* YOUR GOAL:
Print the material below exactly as it stands, please, from its first line to the line holding "t_base = 1296637100.0", with no pictures.

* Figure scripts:
----------------------------------------

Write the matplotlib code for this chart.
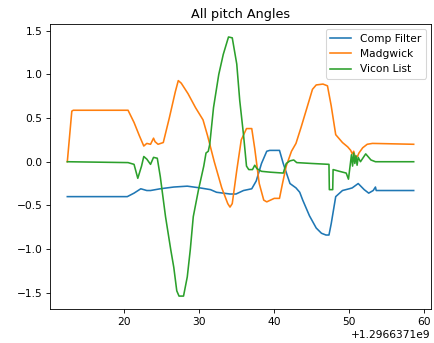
import numpy as np
import matplotlib
matplotlib.use("Agg")
import matplotlib.pyplot as plt

t_base = 1296637100.0

comp_t = [12.4, 20.4, 21.3, 22.2, 23.0, 23.5, 24.8, 26.6, 28.4, 30.1, 31.5, 32.3, 34.1, 34.9,
          35.9, 37.0, 37.6, 38.3, 39.0, 39.4, 40.7, 41.2, 42.1, 42.9, 43.4, 43.8, 44.7, 45.6,
          46.3, 46.9, 47.3, 47.6, 48.2, 49.1, 50.0, 50.4, 51.2, 52.0, 52.6, 53.2, 53.5, 53.6, 58.6]
comp_v = [-0.40, -0.40, -0.36, -0.31, -0.33, -0.33, -0.31, -0.29, -0.28, -0.30, -0.32, -0.35, -0.37, -0.37,
          -0.33, -0.31, -0.22, -0.02, 0.12, 0.13, 0.13, -0.02, -0.25, -0.30, -0.35, -0.44, -0.62, -0.76,
          -0.82, -0.84, -0.84, -0.71, -0.40, -0.33, -0.31, -0.30, -0.25, -0.32, -0.36, -0.33, -0.29, -0.33, -0.33]

madg_t = [12.4, 13.0, 13.2, 20.5, 21.3, 22.0, 22.6, 23.0, 23.5, 23.9, 24.1, 24.5, 25.2, 26.0,
          26.8, 27.2, 27.6, 28.5, 29.5, 30.5, 31.1, 32.0, 33.0, 33.8, 34.1, 34.4, 35.0, 35.6,
          36.3, 37.0, 37.4, 38.0, 38.6, 39.0, 40.0, 40.7, 41.1, 41.6, 42.3, 42.9, 43.6, 44.3,
          45.1, 45.6, 46.5, 47.1, 47.6, 48.2, 49.1, 49.8, 50.2, 50.4, 50.6, 50.8, 51.1, 51.3,
          51.8, 52.4, 53.1, 58.6]
madg_v = [0.0, 0.58, 0.59, 0.59, 0.45, 0.30, 0.18, 0.21, 0.20, 0.27, 0.23, 0.20, 0.22, 0.50,
          0.80, 0.93, 0.90, 0.78, 0.62, 0.48, 0.30, 0.00, -0.30, -0.48, -0.52, -0.48, -0.10, 0.25,
          0.38, 0.38, 0.15, -0.25, -0.44, -0.46, -0.42, -0.42, -0.25, -0.05, 0.12, 0.21, 0.40, 0.60,
          0.83, 0.88, 0.89, 0.87, 0.64, 0.31, 0.22, 0.17, 0.13, 0.09, 0.12, 0.05, 0.06, 0.10,
          0.16, 0.20, 0.21, 0.20]

vic_t = [12.4, 20.5, 21.3, 21.8, 22.3, 22.6, 23.0, 23.5, 23.9, 24.4, 24.8, 25.5, 26.2, 26.6,
         27.0, 27.3, 27.9, 28.4, 28.8, 29.2, 29.9, 30.6, 30.9, 31.2, 31.4, 31.9, 32.6, 33.2,
         33.9, 34.4, 35.0, 35.4, 35.9, 36.3, 36.6, 37.1, 37.4, 37.7, 38.3, 39.5, 41.2, 41.6,
         42.1, 42.6, 43.0, 45.0, 47.3, 47.35, 47.8, 47.85, 48.7, 49.6, 49.9, 50.3, 50.45, 50.6,
         50.75, 50.9, 51.05, 51.2, 51.5, 52.2, 52.9, 53.5, 58.6]
vic_v = [0.0, -0.01, -0.03, -0.19, -0.05, 0.06, 0.03, -0.03, 0.05, 0.04, -0.17, -0.63, -1.01, -1.21,
         -1.48, -1.54, -1.54, -1.32, -1.01, -0.63, -0.32, -0.05, 0.10, 0.12, 0.20, 0.62, 1.00, 1.23,
         1.43, 1.42, 1.12, 0.70, 0.31, -0.05, -0.09, -0.09, -0.04, -0.08, -0.11, -0.12, -0.13, -0.02,
         0.01, 0.02, -0.01, -0.02, -0.03, -0.32, -0.32, -0.09, -0.11, -0.13, -0.20, 0.08, -0.05, 0.10,
         -0.02, 0.07, -0.04, 0.05, 0.0, 0.09, 0.02, 0.0, 0.0]

DPI = 76.8
fig, ax = plt.subplots(figsize=(434 / DPI, 343 / DPI), dpi=DPI)
ax.plot(t_base + np.array(comp_t), comp_v, label="Comp Filter")
ax.plot(t_base + np.array(madg_t), madg_v, label="Madgwick")
ax.plot(t_base + np.array(vic_t), vic_v, label="Vicon List")
ax.set_title("All pitch Angles")
ax.legend(loc="upper right")
fig.subplots_adjust(left=0.1152, right=0.9931, bottom=0.099, top=0.930)
fig.savefig("out.png", dpi=DPI)
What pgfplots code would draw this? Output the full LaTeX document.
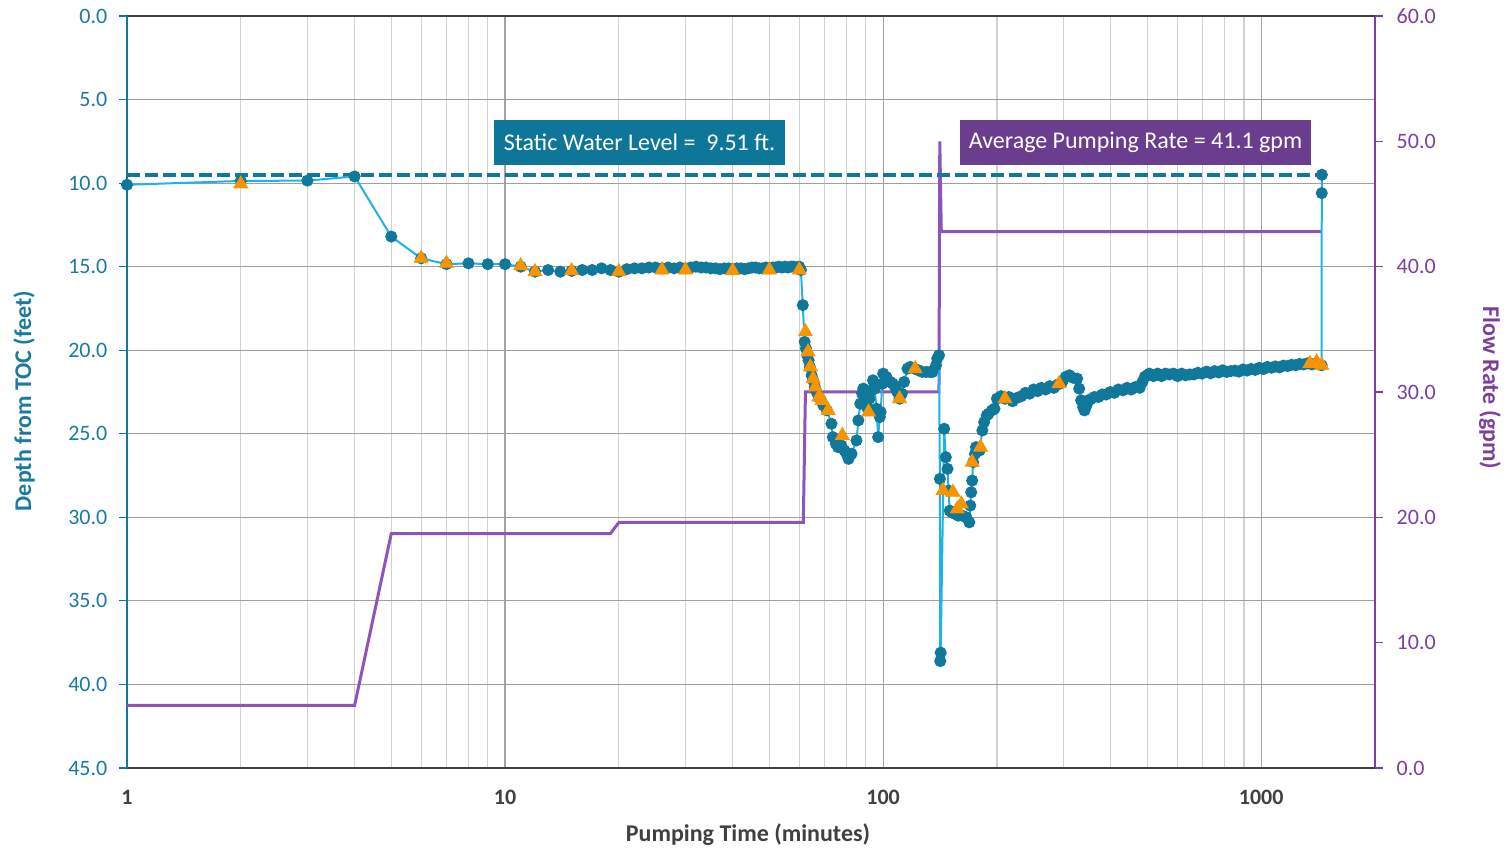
\documentclass[border=0pt]{standalone}
\usepackage{pgfplots}
\pgfplotsset{compat=1.18}
\usepackage{fontspec}
\setmainfont{Carlito}
\definecolor{tealdark}{RGB}{16,120,155}
\definecolor{tealtxt}{RGB}{26,122,160}
\definecolor{lineblue}{RGB}{30,178,232}
\definecolor{orangeT}{RGB}{247,148,0}
\definecolor{purpleL}{RGB}{142,85,185}
\definecolor{purpleax}{RGB}{123,63,158}
\definecolor{purplebox}{RGB}{106,61,143}
\definecolor{tealbox}{RGB}{14,119,153}
\definecolor{axisgray}{RGB}{64,64,64}
\begin{document}
\fontsize{11}{13}\selectfont
\begin{tikzpicture}
% ---------- flow rate axis (right) ----------
\begin{axis}[
  set layers, scale only axis, width=624pt, height=376pt,
  at={(0,0)}, anchor=south west,
  xmode=log, xmin=1, xmax=2000, ymin=0, ymax=60,
  axis y line*=right, axis x line=none,
  ytick={0,10,...,60}, yticklabels={0.0,10.0,20.0,30.0,40.0,50.0,60.0},
  y axis line style={draw=purpleax, line width=0.8pt},
  ytick style={draw=purpleax, line width=0.6pt},
  tick align=outside, major tick length=4pt,
  yticklabel style={text=purpleax, font=\fontsize{11}{13}\selectfont},
  yticklabel shift=3pt,
  /pgf/number format/assume math mode=true,
  clip=false,
]
\addplot[purpleL, line width=1.5pt] coordinates {
(1,5.0)(4,5.0)(5,18.7)(19,18.7)(20,19.6)(61.5,19.6)(62.3,30.0)(140.5,30.0)(141.2,50.0)(142.5,42.8)(1446,42.8)
};
\end{axis}
% ---------- depth axis (left) ----------
\begin{axis}[
  set layers, scale only axis, width=624pt, height=376pt,
  at={(0,0)}, anchor=south west,
  xmode=log, xmin=1, xmax=2000, ymin=0, ymax=45, y dir=reverse,
  axis y line*=left, axis x line*=box,
  xtick={1,10,100,1000}, xticklabels={1,10,100,1000},
  minor xtick={2,3,4,5,6,7,8,9,20,30,40,50,60,70,80,90,200,300,400,500,600,700,800,900},
  xtick style={draw=none}, minor tick style={draw=none},
  ytick={0,5,...,45}, yticklabels={0.0,5.0,10.0,15.0,20.0,25.0,30.0,35.0,40.0,45.0},
  ytick style={draw=tealdark, line width=0.6pt},
  tick align=outside, major tick length=4pt,
  xmajorgrids, xminorgrids, ymajorgrids,
  major x grid style={draw=black!36, line width=0.6pt},
  minor x grid style={draw=black!18, line width=0.6pt},
  major y grid style={draw=black!38, line width=0.6pt},
  x axis line style={draw=axisgray, line width=0.6pt},
  y axis line style={draw=tealdark, line width=0.8pt},
  xticklabel style={text=axisgray, font=\fontsize{11}{13}\selectfont\bfseries},
  xticklabel shift=3pt,
  yticklabel style={text=tealtxt, font=\fontsize{11}{13}\selectfont},
  yticklabel shift=2pt,
  /pgf/number format/assume math mode=true,
  clip=false,
]
\addplot[tealdark, line width=2pt, dash pattern=on 6.5pt off 2.5pt] coordinates {(1,9.51)(1446,9.51)};
\addplot[lineblue, line width=1pt, mark=*, mark size=2.5pt, mark options={solid, fill=tealdark, draw=tealdark}] coordinates {
(1,10.1)(2,9.87)(3,9.85)(4,9.6)(5,13.2)(6,14.5)(7,14.85)(8,14.8)(9,14.85)(10,14.85)
(11,15.0)(12,15.3)(13,15.2)(14,15.3)(15,15.25)(16,15.2)(17,15.2)(18,15.1)(19,15.2)(20,15.3)
(21,15.15)(22,15.1)(23,15.1)(24,15.05)(25,15.05)(26,15.1)(27,15.05)(28,15.1)(29,15.05)(30,15.1)
(31,15.05)(32,15.0)(33,15.05)(34,15.05)(35,15.1)(36,15.1)(37,15.15)(38,15.1)(39,15.1)(40,15.15)
(41,15.1)(42,15.1)(43,15.15)(44,15.1)(45,15.05)(46,15.05)(47,15.1)(48,15.1)(49,15.05)(50,15.1)
(51,15.05)(52,15.05)(53,15.0)(54,15.05)(55,15.0)(56,15.05)(57,15.0)(58,15.0)(59,15.05)(60,15.0)
(60.6,15.2)(61.3,17.3)(62,19.5)(62.5,19.9)(63,20.3)(63.5,20.6)(64,21.0)(64.7,21.5)(65.3,21.8)(66,22.2)
(66.7,22.5)(67.6,22.8)(68.5,23.0)(69.5,23.3)(71,23.6)(73,24.4)(73.6,25.2)(75,25.6)(76,25.8)(77.5,25.7)
(79,26.0)(80,26.2)(81,26.5)(82.5,26.2)(85,25.4)(86,24.2)(87,23.2)(88,22.6)(88.6,22.3)(89.5,22.5)
(90,23.2)(91,23.5)(92,22.9)(93,22.4)(94,21.8)(95,22.3)(96,23.5)(97,25.2)(98,24.0)(98.5,23.7)
(99.5,22.0)(100,21.4)(102,21.6)(104.5,21.9)(106,22.0)(107.6,22.2)(109,22.5)(110.5,22.9)(112,22.6)(113.6,21.9)
(116,21.1)(118,21.0)(121,21.1)(124,21.2)(127,21.3)(130,21.3)(133,21.3)(135,21.3)(138,20.9)(139,20.5)
(140.5,20.3)(141.3,27.7)(141.6,38.6)(142,38.1)(145,24.7)(146.5,26.4)(148,27.1)(149,28.4)(150,29.6)(152,29.7)
(155,29.8)(158,29.9)(162,29.9)(166,30.0)(169,30.3)(170,29.3)(171,28.5)(172,27.8)(173,26.7)(175,26.2)
(176,25.8)(178,25.9)(180,26.0)(183,24.8)(185,24.3)(188,23.9)(190,23.8)(194,23.6)(197,23.5)(200,22.9)
(205,22.75)(210,22.9)(215,22.8)(220,23.05)(226,22.85)(232,22.75)(238,22.55)(244,22.6)(250,22.35)(256,22.45)
(262,22.25)(269,22.35)(276,22.15)(283,22.25)(290,22.05)(297,21.95)(304,21.6)(311,21.5)(318,21.65)(326,21.7)
(330,22.3)(334,23.0)(338,23.4)(341,23.6)(345,23.3)(349,23.0)(353,22.95)(362,22.8)(371,22.8)(380,22.65)
(389,22.65)(399,22.5)(409,22.55)(419,22.35)(431,22.4)(442,22.25)(453,22.35)(465,22.2)(477,22.25)(485,21.9)
(492,21.6)(499,21.5)(506,21.4)(519,21.55)(532,21.4)(545,21.55)(558,21.4)(572,21.45)(586,21.4)(601,21.55)
(616,21.4)(631,21.5)(647,21.45)(663,21.45)(680,21.35)(697,21.4)(717,21.28)(735,21.38)(753,21.25)(772,21.33)
(791,21.2)(811,21.3)(831,21.25)(852,21.22)(873,21.28)(895,21.15)(917,21.22)(940,21.12)(964,21.18)(988,21.05)
(1013,21.13)(1038,21.0)(1064,21.05)(1090,20.97)(1117,21.03)(1145,20.92)(1174,20.95)(1203,20.87)(1233,20.9)(1264,20.82)
(1296,20.85)(1328,20.78)(1361,20.85)(1395,20.78)(1420,20.85)(1445,20.9)(1446,10.6)(1447,9.5)
};
\addplot[only marks, mark=triangle*, mark size=4pt, mark options={fill=orangeT, draw=orangeT}] coordinates {
(2,10.05)(6,14.5)(7,14.8)(11,14.95)(12,15.3)(15,15.25)(20,15.3)(26,15.2)(30,15.2)(40,15.25)
(50,15.2)(60,15.2)(62.3,18.9)(63.3,20.1)(64.2,21.0)(65.3,21.7)(66.2,22.2)(67.6,22.8)(69,23.0)(71.5,23.6)
(78,25.1)(91.5,23.7)(110.5,22.9)(121.5,21.1)(144,28.4)(153,28.5)(157,29.5)(161,29.2)(172,26.7)(181,25.8)
(210,22.9)(292,22.0)(1345,20.8)(1402,20.7)(1446,20.9)
};
\end{axis}
% ---------- annotations and titles ----------
\node[fill=tealbox, text=white, minimum width=145.5pt, minimum height=22.5pt, inner sep=0pt, font=\fontsize{12}{14}\selectfont] at (256.25pt,312.75pt) {Static Water Level =\ \ 9.51 ft.};
\node[fill=purplebox, text=white, minimum width=175.5pt, minimum height=22.5pt, inner sep=0pt, font=\fontsize{12}{14}\selectfont] at (504.25pt,312.75pt) {Average Pumping Rate = 41.1 gpm};
\node[text=axisgray, font=\fontsize{12}{14}\selectfont\bfseries] at (310.5pt,-33.5pt) {Pumping Time (minutes)};
\node[text=tealtxt, rotate=90, font=\fontsize{12}{14}\selectfont\bfseries] at (-51.5pt,183.5pt) {Depth from TOC (feet)};
\node[text=purpleax, rotate=-90, font=\fontsize{12}{14}\selectfont\bfseries] at (681.5pt,190pt) {Flow Rate (gpm)};
\pgfresetboundingbox
\useasboundingbox (-63.5pt,-41.5pt) rectangle (692pt,384pt);
\end{tikzpicture}
\end{document}
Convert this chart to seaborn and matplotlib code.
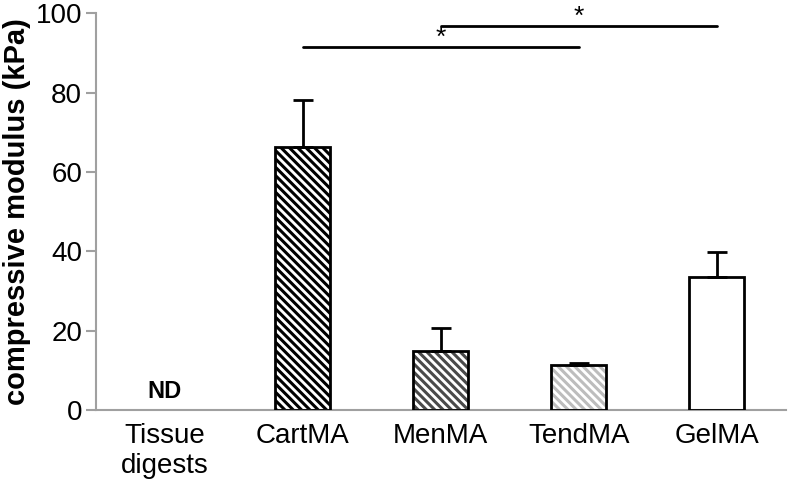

----------------------------------------

* FULL RESPONSE:
Write the matplotlib code for this chart.
import numpy as np
import matplotlib
matplotlib.use("Agg")
import matplotlib.pyplot as plt

t_base = 1296637100.0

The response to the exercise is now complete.